:: Aim of the exercise ::
All the data must come back unchanged, except that pictures are left out.
━━━ Data extract
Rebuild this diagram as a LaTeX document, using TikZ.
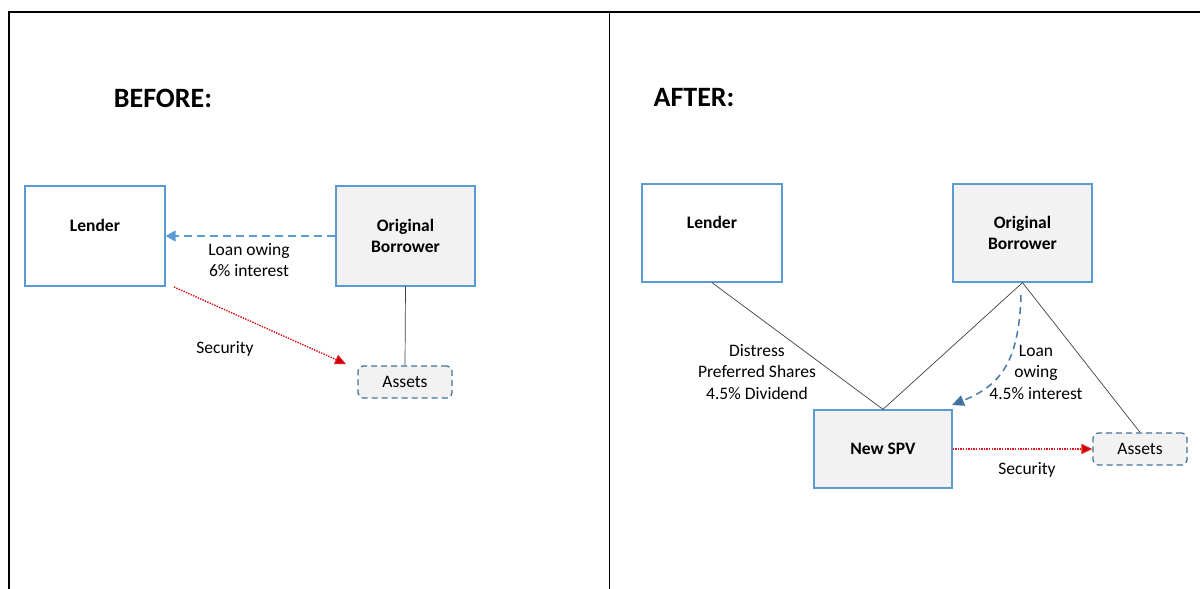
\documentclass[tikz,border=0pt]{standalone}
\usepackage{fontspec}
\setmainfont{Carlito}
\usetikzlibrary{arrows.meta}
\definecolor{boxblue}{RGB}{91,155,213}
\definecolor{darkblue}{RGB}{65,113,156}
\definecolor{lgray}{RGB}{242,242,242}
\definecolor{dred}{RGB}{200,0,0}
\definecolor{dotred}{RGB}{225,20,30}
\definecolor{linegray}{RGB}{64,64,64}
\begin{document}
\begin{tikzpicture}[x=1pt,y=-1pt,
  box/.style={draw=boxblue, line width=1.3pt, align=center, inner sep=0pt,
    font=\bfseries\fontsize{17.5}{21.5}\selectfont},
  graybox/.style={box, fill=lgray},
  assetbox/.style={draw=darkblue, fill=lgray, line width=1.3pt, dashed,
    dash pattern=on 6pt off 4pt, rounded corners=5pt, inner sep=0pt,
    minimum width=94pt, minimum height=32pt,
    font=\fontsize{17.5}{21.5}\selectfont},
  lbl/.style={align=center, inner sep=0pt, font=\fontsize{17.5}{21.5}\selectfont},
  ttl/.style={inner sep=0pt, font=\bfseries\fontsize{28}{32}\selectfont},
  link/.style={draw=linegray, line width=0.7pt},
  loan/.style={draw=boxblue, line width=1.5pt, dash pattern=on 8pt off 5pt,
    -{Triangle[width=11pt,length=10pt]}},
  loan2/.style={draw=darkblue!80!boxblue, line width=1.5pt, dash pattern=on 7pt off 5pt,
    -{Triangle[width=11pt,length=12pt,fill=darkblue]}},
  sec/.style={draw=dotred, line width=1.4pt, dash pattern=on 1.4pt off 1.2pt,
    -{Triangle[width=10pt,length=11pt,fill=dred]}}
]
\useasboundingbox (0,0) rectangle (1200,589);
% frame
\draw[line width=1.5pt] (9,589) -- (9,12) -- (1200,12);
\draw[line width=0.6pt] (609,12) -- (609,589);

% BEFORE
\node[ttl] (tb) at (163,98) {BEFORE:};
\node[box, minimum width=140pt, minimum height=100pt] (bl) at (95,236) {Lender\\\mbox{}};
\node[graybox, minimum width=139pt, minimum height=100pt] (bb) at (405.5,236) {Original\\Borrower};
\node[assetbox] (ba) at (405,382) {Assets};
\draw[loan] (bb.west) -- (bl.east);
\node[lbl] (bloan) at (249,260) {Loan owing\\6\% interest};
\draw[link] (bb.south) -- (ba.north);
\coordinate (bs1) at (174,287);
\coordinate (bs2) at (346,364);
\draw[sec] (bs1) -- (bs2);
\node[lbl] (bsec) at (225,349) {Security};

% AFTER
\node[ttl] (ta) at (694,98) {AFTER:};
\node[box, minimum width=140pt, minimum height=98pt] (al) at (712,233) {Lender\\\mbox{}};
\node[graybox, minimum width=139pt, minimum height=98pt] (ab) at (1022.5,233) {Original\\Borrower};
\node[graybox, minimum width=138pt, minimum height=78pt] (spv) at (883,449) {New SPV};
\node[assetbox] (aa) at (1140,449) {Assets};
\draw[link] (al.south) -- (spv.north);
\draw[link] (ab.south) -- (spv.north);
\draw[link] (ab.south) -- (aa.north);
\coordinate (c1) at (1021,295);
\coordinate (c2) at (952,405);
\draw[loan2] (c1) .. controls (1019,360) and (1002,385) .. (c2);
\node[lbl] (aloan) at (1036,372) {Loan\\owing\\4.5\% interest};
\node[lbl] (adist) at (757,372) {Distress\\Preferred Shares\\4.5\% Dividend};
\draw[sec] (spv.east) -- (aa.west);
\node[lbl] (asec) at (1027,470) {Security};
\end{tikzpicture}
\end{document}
━━━━━━
:: Response below ::
Rebuild this diagram as a LaTeX document, using TikZ.
\documentclass[tikz,border=0pt]{standalone}
\usepackage{fontspec}
\setmainfont{Carlito}
\usetikzlibrary{arrows.meta}
\definecolor{boxblue}{RGB}{91,155,213}
\definecolor{darkblue}{RGB}{65,113,156}
\definecolor{lgray}{RGB}{242,242,242}
\definecolor{dred}{RGB}{200,0,0}
\definecolor{dotred}{RGB}{225,20,30}
\definecolor{linegray}{RGB}{64,64,64}
\begin{document}
\begin{tikzpicture}[x=1pt,y=-1pt,
  box/.style={draw=boxblue, line width=1.3pt, align=center, inner sep=0pt,
    font=\bfseries\fontsize{17.5}{21.5}\selectfont},
  graybox/.style={box, fill=lgray},
  assetbox/.style={draw=darkblue, fill=lgray, line width=1.3pt, dashed,
    dash pattern=on 6pt off 4pt, rounded corners=5pt, inner sep=0pt,
    minimum width=94pt, minimum height=32pt,
    font=\fontsize{17.5}{21.5}\selectfont},
  lbl/.style={align=center, inner sep=0pt, font=\fontsize{17.5}{21.5}\selectfont},
  ttl/.style={inner sep=0pt, font=\bfseries\fontsize{28}{32}\selectfont},
  link/.style={draw=linegray, line width=0.7pt},
  loan/.style={draw=boxblue, line width=1.5pt, dash pattern=on 8pt off 5pt,
    -{Triangle[width=11pt,length=10pt]}},
  loan2/.style={draw=darkblue!80!boxblue, line width=1.5pt, dash pattern=on 7pt off 5pt,
    -{Triangle[width=11pt,length=12pt,fill=darkblue]}},
  sec/.style={draw=dotred, line width=1.4pt, dash pattern=on 1.4pt off 1.2pt,
    -{Triangle[width=10pt,length=11pt,fill=dred]}}
]
\useasboundingbox (0,0) rectangle (1200,589);
% frame
\draw[line width=1.5pt] (9,589) -- (9,12) -- (1200,12);
\draw[line width=0.6pt] (609,12) -- (609,589);

% BEFORE
\node[ttl] (tb) at (163,98) {BEFORE:};
\node[box, minimum width=140pt, minimum height=100pt] (bl) at (95,236) {Lender\\\mbox{}};
\node[graybox, minimum width=139pt, minimum height=100pt] (bb) at (405.5,236) {Original\\Borrower};
\node[assetbox] (ba) at (405,382) {Assets};
\draw[loan] (bb.west) -- (bl.east);
\node[lbl] (bloan) at (249,260) {Loan owing\\6\% interest};
\draw[link] (bb.south) -- (ba.north);
\coordinate (bs1) at (174,287);
\coordinate (bs2) at (346,364);
\draw[sec] (bs1) -- (bs2);
\node[lbl] (bsec) at (225,349) {Security};

% AFTER
\node[ttl] (ta) at (694,98) {AFTER:};
\node[box, minimum width=140pt, minimum height=98pt] (al) at (712,233) {Lender\\\mbox{}};
\node[graybox, minimum width=139pt, minimum height=98pt] (ab) at (1022.5,233) {Original\\Borrower};
\node[graybox, minimum width=138pt, minimum height=78pt] (spv) at (883,449) {New SPV};
\node[assetbox] (aa) at (1140,449) {Assets};
\draw[link] (al.south) -- (spv.north);
\draw[link] (ab.south) -- (spv.north);
\draw[link] (ab.south) -- (aa.north);
\coordinate (c1) at (1021,295);
\coordinate (c2) at (952,405);
\draw[loan2] (c1) .. controls (1019,360) and (1002,385) .. (c2);
\node[lbl] (aloan) at (1036,372) {Loan\\owing\\4.5\% interest};
\node[lbl] (adist) at (757,372) {Distress\\Preferred Shares\\4.5\% Dividend};
\draw[sec] (spv.east) -- (aa.west);
\node[lbl] (asec) at (1027,470) {Security};
\end{tikzpicture}
\end{document}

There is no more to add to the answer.